Earlier news about RealMan Robotics focused on the company’s advances in hardware development and artificial intelligence, with coverage highlighting their humanoid robots and automation tools in commercial settings. Updates previously spotlighted launches of new robotic arms or mobile robots for manufacturing and services, rather than dataset releases. The introduction of RealSource marks a pivot toward facilitating robotics research at a broader scale. The company’s decision to open-source its data also aligns with growing industry momentum toward collaboration and dismantling proprietary barriers in robotics AI development.
What Scenarios Does RealSource Include?
The RealSource dataset draws from ten simulated yet realistic environments within the company’s Beijing Humanoid Robot Data Training Center. These environments range from smart homes and eldercare settings to manufacturing, agriculture, retail, and catering scenarios. Data capture activities involve robots performing everyday and industrial tasks, recorded under genuinely challenging and diverse conditions. The company utilized three robotic models—RS-01, RS-02, and RS-03—to gather data, each equipped with various sensors and multi-modal perception systems.

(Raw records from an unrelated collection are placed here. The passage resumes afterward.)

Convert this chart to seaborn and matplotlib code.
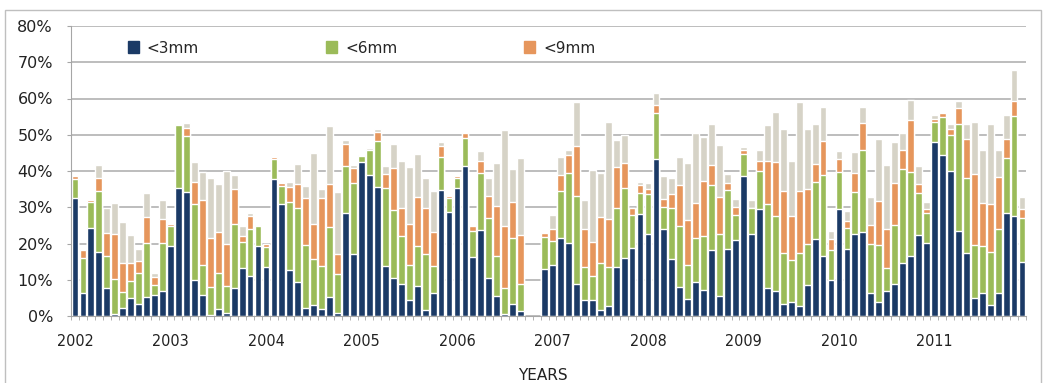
import numpy as np
import pandas as pd
import seaborn as sns
import matplotlib.pyplot as plt
from matplotlib.patches import Patch, Rectangle

nan = np.nan
years = list(range(2002, 2012))
months = [f"{y}-{m:02d}" for y in years for m in range(1, 13)]

# cumulative share (%) per month (Oct/Nov 2006 missing)
lt3 = [32.6, 6.4, 24.3, 17.7, 7.6, 0.6, 2.3, 5.1, 3.4, 5.2, 5.7, 6.8,
       19.4, 35.4, 34.3, 9.9, 5.7, 0.3, 2.0, 0.8, 7.6, 13.3, 11.0, 19.2,
       13.5, 37.8, 30.8, 12.6, 9.3, 2.3, 3.1, 2.0, 5.2, 0.9, 28.5, 17.0,
       42.4, 38.8, 35.6, 13.7, 10.5, 8.7, 4.5, 8.3, 1.6, 6.4, 34.7, 28.8,
       35.2, 41.5, 16.4, 23.8, 10.6, 5.4, 0.6, 3.2, 1.4, nan, nan, 13.1,
       14.2, 21.4, 20.2, 8.7, 4.3, 4.5, 1.6, 2.8, 13.4, 16.0, 18.8, 28.1,
       22.6, 43.2, 23.9, 15.8, 8.0, 4.7, 9.4, 7.2, 18.1, 5.4, 18.5, 20.9,
       38.7, 22.7, 29.4, 7.6, 6.9, 3.2, 3.9, 2.7, 8.5, 21.3, 16.5, 10.0,
       29.6, 18.5, 22.7, 23.3, 6.4, 3.9, 6.9, 8.7, 14.5, 16.6, 22.3, 20.2,
       48.0, 44.5, 40.1, 23.4, 17.4, 5.0, 6.4, 3.1, 6.4, 28.3, 27.7, 14.9]
lt6 = [37.8, 16.0, 31.5, 34.4, 16.5, 10.3, 6.6, 9.7, 11.9, 20.2, 8.5, 20.2,
       24.9, 52.6, 49.6, 31.0, 14.2, 8.0, 12.0, 8.4, 25.3, 20.4, 24.1, 24.9,
       18.9, 43.2, 35.9, 31.5, 29.7, 19.5, 15.7, 13.9, 24.6, 11.5, 41.4, 36.6,
       44.1, 45.8, 48.3, 35.4, 29.2, 22.0, 14.0, 19.2, 17.2, 13.9, 44.0, 32.6,
       38.2, 49.2, 23.4, 39.5, 27.1, 16.6, 7.8, 21.6, 8.9, nan, nan, 21.8,
       20.7, 34.5, 39.5, 33.1, 13.4, 11.0, 14.6, 13.4, 29.8, 35.2, 27.8, 33.9,
       33.7, 55.9, 30.1, 29.8, 24.9, 14.2, 21.5, 22.0, 36.1, 22.5, 34.7, 27.8,
       44.8, 29.9, 40.0, 31.0, 27.5, 17.4, 15.4, 17.4, 19.8, 37.0, 38.8, 18.1,
       39.8, 24.4, 34.2, 45.8, 19.8, 19.7, 13.3, 25.0, 40.5, 39.8, 33.8, 28.3,
       53.6, 55.0, 49.9, 52.9, 38.1, 19.7, 19.4, 17.7, 23.9, 43.5, 55.2, 27.1]
lt9 = [38.7, 18.2, 32.0, 38.0, 23.0, 22.7, 14.5, 14.6, 15.1, 27.4, 10.8, 26.7,
       25.4, 53.1, 51.9, 37.1, 31.9, 21.4, 23.2, 20.0, 34.9, 22.0, 27.5, 25.2,
       19.8, 43.9, 36.7, 35.6, 36.3, 32.6, 25.3, 32.6, 36.3, 17.2, 47.5, 40.9,
       44.3, 45.9, 50.8, 39.3, 40.7, 29.8, 25.3, 32.9, 29.8, 23.2, 46.9, 33.1,
       38.6, 50.4, 24.7, 42.7, 33.1, 30.3, 24.9, 31.5, 22.3, nan, nan, 22.9,
       23.9, 38.8, 44.5, 46.9, 24.1, 20.4, 27.2, 26.8, 41.2, 42.3, 29.8, 36.1,
       34.9, 58.2, 32.3, 33.6, 36.1, 26.6, 31.3, 37.2, 41.6, 32.9, 36.8, 30.1,
       45.8, 29.9, 42.8, 42.8, 42.4, 34.5, 27.7, 34.5, 34.9, 41.8, 48.3, 21.2,
       43.4, 26.2, 39.5, 53.3, 25.2, 31.7, 24.1, 36.7, 45.8, 54.2, 36.4, 29.4,
       54.4, 55.9, 51.5, 57.5, 48.9, 39.1, 31.3, 31.0, 38.4, 48.7, 59.4, 29.4]
total = [38.7, 18.2, 32.0, 41.6, 29.7, 31.3, 25.9, 22.3, 18.6, 33.8, 11.9, 32.0,
         25.4, 53.1, 53.2, 42.6, 39.8, 38.0, 36.4, 40.0, 38.9, 24.8, 28.3, 25.2,
         19.8, 43.9, 36.7, 36.9, 41.9, 35.8, 45.0, 34.9, 52.4, 34.3, 48.5, 41.6,
         44.3, 46.4, 51.6, 41.3, 47.4, 42.8, 41.1, 44.8, 38.2, 34.5, 47.9, 33.1,
         38.6, 50.4, 24.7, 45.6, 38.1, 42.3, 51.3, 40.5, 43.7, nan, nan, 22.9,
         27.8, 43.9, 45.9, 59.1, 32.1, 40.4, 39.5, 53.6, 48.5, 49.9, 29.8, 37.0,
         36.6, 61.4, 38.6, 38.2, 43.9, 42.3, 50.6, 49.4, 53.1, 47.3, 39.1, 32.4,
         46.6, 32.0, 45.8, 52.7, 56.4, 51.7, 42.8, 59.1, 51.7, 52.9, 57.6, 23.4,
         45.5, 28.9, 45.3, 57.6, 32.9, 48.7, 41.6, 48.1, 50.6, 59.6, 41.3, 31.5,
         55.5, 55.9, 52.9, 59.4, 53.1, 53.6, 45.8, 52.9, 45.8, 55.5, 67.9, 32.9]

df = pd.DataFrame({"month": months, "<3mm": lt3, "<6mm": lt6,
                   "<9mm": lt9, "all": total})

colors = {"all": "#D6D3C7", "<9mm": "#E6965C", "<6mm": "#9BBB59", "<3mm": "#1B3A66"}

sns.set_style("white")
plt.rcParams['font.family'] = ['DejaVu Sans']

fig = plt.figure(figsize=(10.46, 3.83), dpi=100)
ax = fig.add_axes([71/1046, 67/383, 955/1046, 290/383])

# overlapping bars from tallest to shortest give the stacked look
for col in ["all", "<9mm", "<6mm", "<3mm"]:
    sns.barplot(data=df, x="month", y=col, order=months, color=colors[col],
                saturation=1, width=0.86, errorbar=None, ax=ax)

ax.set_xlim(-0.5, len(months) - 0.5)
ax.set_ylim(0, 80)
ax.set_yticks(range(0, 81, 10))
ax.set_yticklabels([f"{v}%" for v in range(0, 81, 10)])
ax.set_xticks(range(0, len(months), 12))
ax.set_xticklabels([str(y) for y in years], fontstretch="condensed")
ax.set_xticks(np.arange(-0.5, len(months), 1), minor=True)
ax.set_xlabel("")
ax.set_ylabel("")

ax.yaxis.grid(True, color="#ABABAB", lw=1.1)
ax.set_axisbelow(True)
for s in ["top", "right"]:
    ax.spines[s].set_visible(False)
for s in ["left", "bottom"]:
    ax.spines[s].set_color("#A6A6A6")
ax.tick_params(axis="y", length=3, color="#A6A6A6", pad=10, labelsize=11.5,
               labelcolor="#222222", direction="out", left=True)
ax.tick_params(axis="x", which="major", length=0, pad=13, labelsize=11.5,
               labelcolor="#222222")
ax.tick_params(axis="x", which="minor", length=3, color="#A6A6A6",
               direction="out", bottom=True)

handles = [Patch(color=colors[k], label=k) for k in ["<3mm", "<6mm", "<9mm"]]
ax.legend(handles=handles, ncol=3, loc="center left", bbox_to_anchor=(0.045, 0.924),
          frameon=False, fontsize=11, handlelength=0.75, handleheight=0.85,
          handletextpad=0.5, columnspacing=8.3)

fig.text(0.519, 0.02, "YEARS", ha="center", va="center", fontsize=11, color="#222222")
fig.patches.append(Rectangle((5/1046, -0.05), 1036/1046, 373/383 + 0.05,
                             transform=fig.transFigure, fill=False,
                             edgecolor="#BFBFBF", lw=1))

fig.savefig("out.png", dpi=100)
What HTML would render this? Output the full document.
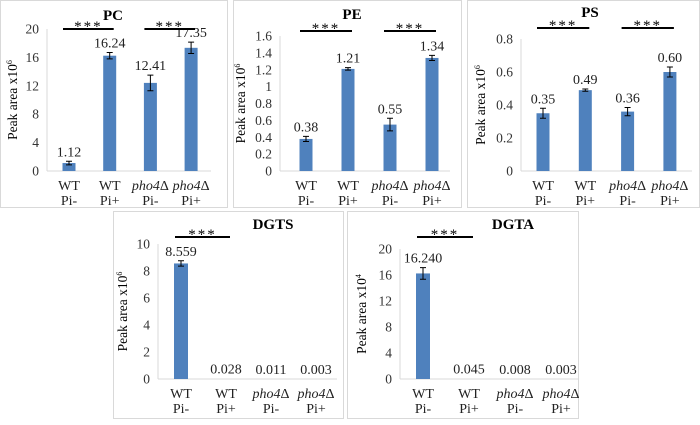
<!DOCTYPE html>
<html><head><meta charset="utf-8"><style>
body{margin:0;background:#fff;}
svg, svg text{font-family:"Liberation Serif","DejaVu Serif",serif;}
</style></head><body>
<svg id="c" width="700" height="420" viewBox="0 0 700 420" font-family="Liberation Serif, serif"></svg>
<script>
const categories=["WT|Pi-","WT|Pi+","pho4Δ|Pi-","pho4Δ|Pi+"];
const pcValues=[1.12,16.24,12.41,17.35];
const pcErrors=[0.25,0.45,1.1,0.8];
const peValues=[0.38,1.21,0.55,1.34];
const peErrors=[0.03,0.015,0.075,0.03];
const psValues=[0.35,0.49,0.36,0.60];
const psErrors=[0.03,0.007,0.025,0.03];
const dgtsValues=[8.559,0.028,0.011,0.003];
const dgtsErrors=[0.2,0,0,0];
const dgtaValues=[16.240,0.045,0.008,0.003];
const dgtaErrors=[0.9,0,0,0];
const pcLabels=["1.12","16.24","12.41","17.35"];
const peLabels=["0.38","1.21","0.55","1.34"];
const psLabels=["0.35","0.49","0.36","0.60"];
const dgtsLabels=["8.559","0.028","0.011","0.003"];
const dgtaLabels=["16.240","0.045","0.008","0.003"];
const pcTicks=[0,4,8,12,16,20];
const peTicks=[0,0.2,0.4,0.6,0.8,1,1.2,1.4,1.6];
const psTicks=[0,0.2,0.4,0.6,0.8];
const dgtsTicks=[0,2,4,6,8,10];
const dgtaTicks=[0,4,8,12,16,20];

const svg=document.getElementById('c');
const NS="http://www.w3.org/2000/svg";
const FF='"Liberation Serif", serif';
function el(tag,attrs,parent,text){const e=document.createElementNS(NS,tag);for(const k in attrs)e.setAttribute(k,attrs[k]);if(tag==='text')e.style.fontFamily=FF;if(text!==undefined)e.textContent=text;(parent||svg).appendChild(e);return e;}

function panel(o){
  const g=el('g',{});
  
  
  const bx=el('rect',{x:o.bx,y:o.by,width:o.bw,height:o.bh,fill:'#fff',stroke:'#d9d9d9','stroke-width':1},g);
  
  
  const t=el('text',{x:o.tx,y:o.ty,'text-anchor':'middle','font-size':15,'font-weight':'bold',fill:'#000'},g,o.title);
  
  
  const max=o.ticks[o.ticks.length-1];
  const y=v=>o.y0-(v/max)*(o.y0-o.yTop);
  const xc=i=>o.x0+o.first+i*o.step;
  const ax=el('line',{x1:o.x0,y1:o.yTop,x2:o.x0,y2:o.y0,stroke:'#d9d9d9'},g);
  
  
  const bl=el('line',{x1:o.x0,y1:o.y0,x2:o.xR,y2:o.y0,stroke:'#d9d9d9'},g);
  
  
  o.ticks.forEach(tv=>{
    const tl=el('text',{x:o.x0-8,y:y(tv)+4.5,'text-anchor':'end','font-size':13.5,fill:'#333'},g,String(tv));
    
    
  });
  const yl=el('text',{x:0,y:0,transform:`translate(${o.ylx},${(o.y0+o.yTop)/2}) rotate(-90)`,'text-anchor':'middle','font-size':13.5,fill:'#000'},g);
  
  
  yl.appendChild(document.createTextNode('Peak area x10'));
  el('tspan',{'font-size':8,dy:-5},yl,o.exp);
  o.values.forEach((v,i)=>{
    const cx=xc(i);
    const h=Math.max(o.y0-y(v),0);
    if(h>0.6){
      const b=el('rect',{x:cx-o.bar/2,y:y(v),width:o.bar,height:h,fill:'#4f81bd'},g);
      
      
    }
    const e=o.errors[i];
    if(e>0){
      const eb=el('path',{d:`M${cx},${y(v+e)}V${y(v-e)}M${cx-3},${y(v+e)}h6M${cx-3},${y(v-e)}h6`,stroke:'#000','stroke-width':1,fill:'none'},g);
      
      
    }
    const vl=el('text',{x:cx,y:Math.min(y(v+e),o.y0)-5,'text-anchor':'middle','font-size':14,fill:'#222'},g,o.labels[i]);
    
    
    const parts=categories[i].split('|');
    const it=parts[0].startsWith('pho4');
    const c1=el('text',{x:cx,y:o.y0+19,'text-anchor':'middle','font-size':14,fill:'#222','font-style':it?'italic':'normal'},g);
    if(it){c1.appendChild(document.createTextNode('pho4'));el('tspan',{'font-style':'normal'},c1,'Δ');}else c1.textContent=parts[0];
    
    
    const c2=el('text',{x:cx,y:o.y0+34,'text-anchor':'middle','font-size':14,fill:'#222'},g,parts[1]);
    
    
  });
  o.sig.forEach((p,k)=>{
    const x1=xc(p[0])-6,x2=xc(p[1])+4;
    const ln=el('line',{x1:x1,y1:o.sigY,x2:x2,y2:o.sigY,stroke:'#000','stroke-width':2},g);
    
    
    const st=el('text',{x:(x1+x2)/2,y:o.sigY+2,'text-anchor':'middle','font-size':15,fill:'#000','letter-spacing':'2'},g,'***');
    
    
  });
}
panel({key:'pc',title:'PC',bx:0.5,by:0.5,bw:227,bh:207,tx:113,ty:20,x0:47,xR:211,y0:171,yTop:29,first:22,step:40.7,bar:13,ticks:pcTicks,values:pcValues,errors:pcErrors,labels:pcLabels,ylx:17,exp:'6',sig:[[0,1],[2,3]],sigY:29});
panel({key:'pe',title:'PE',bx:233.5,by:0.5,bw:228,bh:207,tx:352,ty:19,x0:280,xR:450,y0:171,yTop:36,first:26,step:42,bar:13,ticks:peTicks,values:peValues,errors:peErrors,labels:peLabels,ylx:245,exp:'6',sig:[[0,1],[2,3]],sigY:31});
panel({key:'ps',title:'PS',bx:467.5,by:0.5,bw:232,bh:207,tx:590,ty:17,x0:521,xR:692,y0:171,yTop:39,first:22,step:42.3,bar:13,ticks:psTicks,values:psValues,errors:psErrors,labels:psLabels,ylx:485,exp:'6',sig:[[0,1],[2,3]],sigY:28});
panel({key:'dgts',title:'DGTS',bx:113.5,by:211.5,bw:230,bh:207,tx:273,ty:229,x0:158,xR:337,y0:379,yTop:244,first:23,step:45,bar:14,ticks:dgtsTicks,values:dgtsValues,errors:dgtsErrors,labels:dgtsLabels,ylx:127,exp:'6',sig:[[0,1]],sigY:237});
panel({key:'dgta',title:'DGTA',bx:347.5,by:211.5,bw:231,bh:207,tx:513,ty:229,x0:400,xR:578,y0:379,yTop:249,first:23,step:46,bar:14,ticks:dgtaTicks,values:dgtaValues,errors:dgtaErrors,labels:dgtaLabels,ylx:366,exp:'4',sig:[[0,1]],sigY:237});
</script>
</body></html>
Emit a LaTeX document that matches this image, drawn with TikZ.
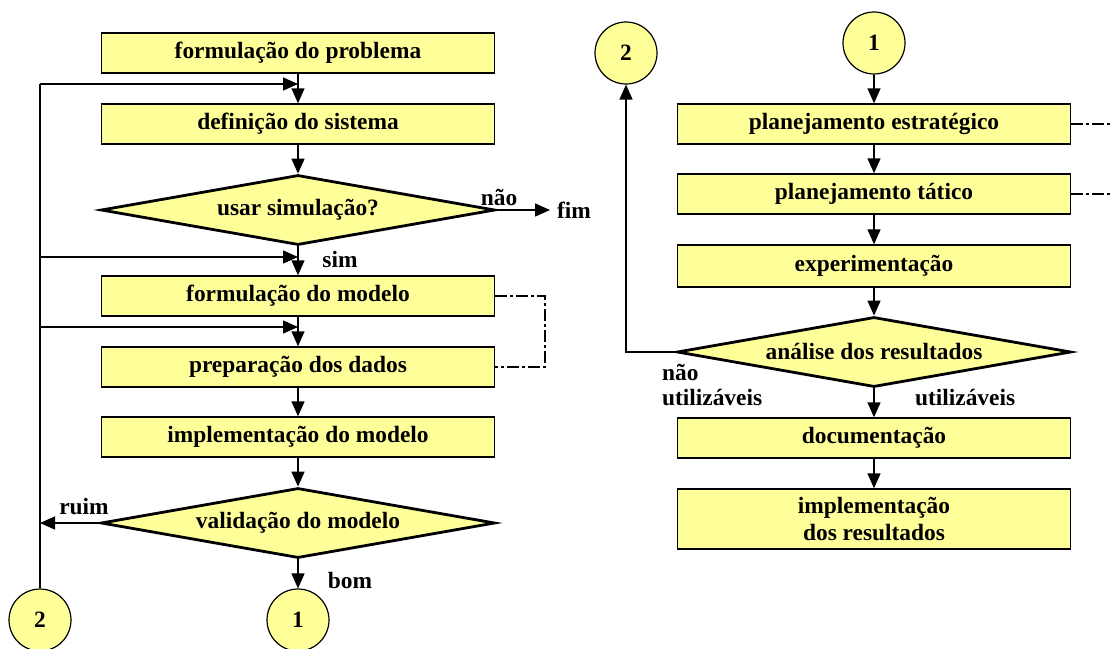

How Does Multi-Modal Data Benefit Robotics?
RealSource compiles a wide array of sensor information, including RGB imagery, force detection, joint metrics, and action logs that are time-synchronized and mapped to a unified coordinate system. This holistic approach provides what the company describes as complete coverage of the perception-decision-execution cycle. RealMan emphasized the consistency and scope of the dataset, stating,
“We place a strong emphasis on data quality and modality completeness to reflect real-world diversity and challenges.”
Ultra-low frame loss and high-precision motion tracking are noted features, in addition to factory-calibrated sensors and provisions for 1:1 human-to-robot teleoperation mapping.
What’s Next for RealMan and RealSource?
Looking ahead, RealMan plans to further extend RealSource by adding new scenarios and modalities, aiming for greater data diversity and practical relevance. The company expressed a goal of building a collaborative pipeline from research to industry. RealMan stated its intention to support open research and foster connections between developers and commercial applications, noting,
“We hope RealSource helps break data silos and accelerates embodied intelligence research.”
RealWorld datasets for robotics have historically struggled to generalize due to environments being limited or simulated, often failing to capture the variety of real-life scenarios. RealSource emerges as a response to this issue by supplying multi-modal data from authentic and noisy situations designed to stress-test robots’ adaptability and performance. Researchers and companies hoping to train their robots for less predictable tasks could benefit from the granular and varied information provided by the dataset. As open datasets become more prevalent, organizations have new opportunities to build and validate AI models that behave robustly outside the lab. The shift to open-source data sharing by companies like RealMan not only encourages transparency, but could also set a standard for future data collection and sharing in robotics.